Executives should begin with process decisions before software configuration. Define standard contract types, project templates, rate governance, approval paths, utilization definitions, and profitability metrics. Decide how sales handoff will work, who owns staffing decisions, how change orders are approved, and when projects can be billed. These choices shape the ERP design more than feature lists do.
- Map the end-to-end workflow from opportunity through delivery, billing, and collections.
- Standardize project, client, contract, and resource master data before migration.
- Prioritize time capture, billing, and project accounting controls early in the rollout.
- Integrate CRM, HR, PSA, and document systems based on clear data ownership rules.
- Use phased deployment if the firm has multiple service lines with different operating models.
- Build executive dashboards around utilization, margin, backlog, and billing performance.

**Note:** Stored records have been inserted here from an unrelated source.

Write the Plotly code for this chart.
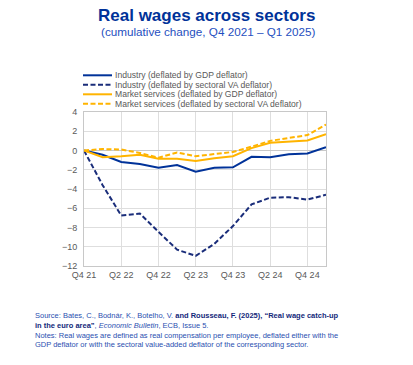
import plotly.graph_objects as go

quarters = ["Q4 21", "Q1 22", "Q2 22", "Q3 22", "Q4 22", "Q1 23", "Q2 23",
            "Q3 23", "Q4 23", "Q1 24", "Q2 24", "Q3 24", "Q4 24", "Q1 25"]
industry_gdp = [0, -0.45, -1.2, -1.4, -1.8, -1.5, -2.2, -1.8, -1.75, -0.65, -0.7, -0.4, -0.3, 0.35]
industry_va = [0, -3.6, -6.75, -6.55, -8.45, -10.3, -10.95, -9.7, -7.85, -5.6, -4.9, -4.85, -5.1, -4.6]
market_gdp = [0, -0.7, -0.6, -0.45, -0.85, -0.85, -1.1, -0.8, -0.6, 0.25, 0.8, 0.95, 1.05, 1.7]
market_va = [0, 0.15, 0.1, -0.25, -0.75, -0.2, -0.6, -0.35, -0.15, 0.4, 1.0, 1.3, 1.6, 2.7]
series_names = ["Industry (deflated by GDP deflator)",
                "Industry (deflated by sectoral VA deflator)",
                "Market services (deflated by GDP deflator)",
                "Market services (deflated by sectoral VA deflator)"]
tick_labels = ["Q4 21", "Q2 22", "Q4 22", "Q2 23", "Q4 23", "Q2 24", "Q4 24"]
y_ticks = [4, 2, 0, -2, -4, -6, -8, -10, -12]

NAVY = "#003299"
NAVY_D = "#1a2d7a"
GOLD = "#FFB400"
DASH = "5px,2.5px"

X0, X1, Y0, Y1 = 84, 326, 112, 266


def px_x(p):
    return (p - X0) / (X1 - X0)


def px_y(p):
    return (Y1 - p) / (Y1 - Y0)


styles = [dict(color=NAVY, width=2),
          dict(color=NAVY_D, width=2, dash=DASH),
          dict(color=GOLD, width=2),
          dict(color=GOLD, width=2, dash=DASH)]
data = [industry_gdp, industry_va, market_gdp, market_va]

fig = go.Figure()
for name, vals, st in zip(series_names, data, styles):
    fig.add_trace(go.Scatter(x=quarters, y=vals, mode="lines", name=name,
                             line=st, showlegend=False))

fig.update_layout(
    width=413, height=365,
    margin=dict(l=X0, r=413 - X1, t=Y0, b=365 - Y1, autoexpand=False),
    paper_bgcolor="white", plot_bgcolor="white",
    font=dict(family="Liberation Sans, Arial", color="#595959", size=9),
    showlegend=False,
    xaxis=dict(type="category", categoryorder="array", categoryarray=quarters,
               range=[0, 13], tickmode="array", tickvals=tick_labels, ticktext=tick_labels,
               showgrid=True, gridcolor="#dedede", gridwidth=1,
               showline=True, linecolor="#c8c8c8", mirror=True,
               ticks="", tickfont=dict(size=9, color="#595959"), zeroline=False),
    yaxis=dict(range=[-12, 4], tickmode="array", tickvals=y_ticks,
               showgrid=True, gridcolor="#dedede", gridwidth=1,
               showline=True, linecolor="#c8c8c8", mirror=True,
               zeroline=True, zerolinecolor="#c8c8c8", zerolinewidth=1,
               ticks="", ticklabelstandoff=4, tickfont=dict(size=9, color="#595959")),
)

# legend (manual, to match compact spacing)
rows = [75.3, 84.8, 94.3, 103.8]
for name, st, ry in zip(series_names, styles, rows):
    fig.add_shape(type="line", xref="paper", yref="paper",
                  x0=px_x(83), x1=px_x(112), y0=px_y(ry), y1=px_y(ry),
                  line=dict(color=st["color"], width=2, dash=st.get("dash", "solid")))
    fig.add_annotation(text=name, x=px_x(113), y=px_y(ry), xref="paper", yref="paper",
                       showarrow=False, xanchor="left", yanchor="middle",
                       font=dict(size=8.6, color="#595959"))

fig.add_annotation(text="<b>Real wages across sectors</b>", x=px_x(206.5), y=px_y(15),
                   xref="paper", yref="paper", showarrow=False, xanchor="center", yanchor="middle",
                   font=dict(size=17, color=NAVY, family="Liberation Sans, Arial"))
fig.add_annotation(text="(cumulative change, Q4 2021 \u2013 Q1 2025)", x=px_x(208), y=px_y(31),
                   xref="paper", yref="paper", showarrow=False, xanchor="center", yanchor="middle",
                   font=dict(size=11.7, color="#1f4fc0", family="Liberation Sans, Arial"))

DARK = "#13287a"
foot = ("Source: Bates, C., Bodnár, K., Botelho, V. "
        f"<span style='color:{DARK}'><b>and Rousseau, F. (2025), \u201cReal wage catch-up</b></span><br>"
        f"<span style='color:{DARK}'><b>in the euro area\u201d</b></span>, <i>Economic Bulletin</i>, ECB, Issue 5.<br>"
        "Notes: Real wages are defined as real compensation per employee, deflated either with the<br>"
        "GDP deflator or with the sectoral value-added deflator of the corresponding sector.")
fig.add_annotation(text=foot, x=px_x(33), y=px_y(309), xref="paper", yref="paper",
                   showarrow=False, xanchor="left", yanchor="top", align="left",
                   font=dict(size=7.5, color="#2a4fb0", family="Liberation Sans, Arial"))

fig.write_html("out.html", config={"displayModeBar": False},
               post_script="document.body.style.margin='0';")
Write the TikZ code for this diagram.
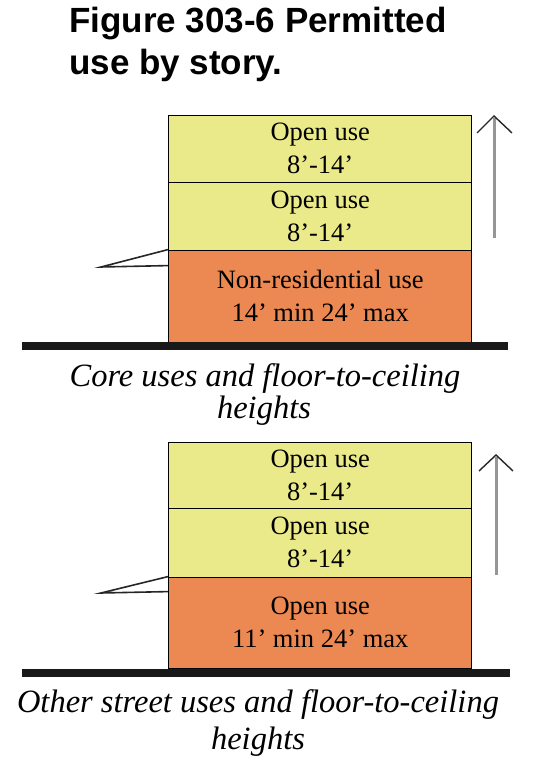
\documentclass[tikz,border=0pt]{standalone}
\usepackage{fontspec}
\setmainfont{Liberation Serif}
\newfontfamily\titlefont{Liberation Sans}
\definecolor{upper}{RGB}{235,234,139}
\definecolor{lower}{RGB}{236,136,82}
\definecolor{shaft}{RGB}{150,150,150}
\tikzset{
  storey/.style={draw=black, line width=1.4pt, minimum width=303pt, inner sep=0pt, anchor=south west,
     align=center, font=\fontsize{26.5}{33}\selectfont},
  ground/.style={fill=black!90, draw=none},
  wedge/.style={draw=black!85, line width=1.6pt},
  captext/.style={font=\fontsize{32.5}{32}\selectfont\itshape, anchor=base, inner sep=0pt},
  titletext/.style={font=\fontsize{35}{42}\selectfont\titlefont\bfseries, anchor=base west, inner sep=0pt},
  shaftline/.style={draw=shaft, line width=3pt},
  headline/.style={draw=black!85, line width=1.4pt}
}
\begin{document}
\begin{tikzpicture}[x=1pt,y=1pt]
\useasboundingbox (0,0) rectangle (543,775);
% title
\node[titletext] (t1) at (69,742) {Figure 303-6 Permitted};
\node[titletext] (t2) at (69,700) {use by story.};
% ---- top diagram ----
\node[storey, fill=lower, minimum height=92pt] (a3) at (168,432) {Non-residential use\\14’ min 24’ max};
\node[storey, fill=upper, minimum height=68pt] (a2) at (168,524) {Open use\\8’-14’};
\node[storey, fill=upper, minimum height=67pt] (a1) at (168,592) {Open use\\8’-14’};
\fill[ground] (22,425) rectangle (508,433);
\coordinate (aw) at (101,508);
\draw[wedge] (a3.north west) -- (aw) -- ([yshift=-16pt]a3.north west);
\coordinate (ab) at (494,537);
\coordinate (at) at (494,659);
\draw[shaftline] (ab) -- ([yshift=-2pt]at);
\draw[headline] (477,642) -- (at) -- (512,642);
\node[captext] (c1) at (265,388) {Core uses and floor-to-ceiling};
\node[captext] (c2) at (264,356) {heights};
% ---- bottom diagram ----
\node[storey, fill=lower, minimum height=91pt] (b3) at (168,106) {Open use\\11’ min 24’ max};
\node[storey, fill=upper, minimum height=69pt] (b2) at (168,197) {Open use\\8’-14’};
\node[storey, fill=upper, minimum height=66pt] (b1) at (168,266) {Open use\\8’-14’};
\fill[ground] (22,98) rectangle (510,106);
\coordinate (bw) at (101,182);
\draw[wedge] (b3.north west) -- (bw) -- ([yshift=-15pt]b3.north west);
\coordinate (bb) at (496,200);
\coordinate (bt) at (496,320);
\draw[shaftline] (bb) -- ([yshift=-2pt]bt);
\draw[headline] (479,304) -- (bt) -- (513,304);
\node[captext] (d1) at (258,62) {Other street uses and floor-to-ceiling};
\node[captext] (d2) at (258,25) {heights};
\end{tikzpicture}
\end{document}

- Train project managers and practice leaders on operational accountability, not just system navigation.
A phased approach is often more realistic than a full transformation in one release. Many firms start with core financials, project accounting, time and expense, and billing automation, then expand into advanced resource planning, subcontractor management, analytics, and AI-assisted forecasting. This reduces implementation risk while still delivering measurable operational improvements.
The strongest results usually come when ERP is positioned as the control layer for service delivery economics. When resource operations, workflow automation, and billing accuracy are managed in one system architecture, firms gain better visibility into how work is sold, staffed, delivered, invoiced, and converted into profit. That visibility supports more disciplined growth and more consistent client execution.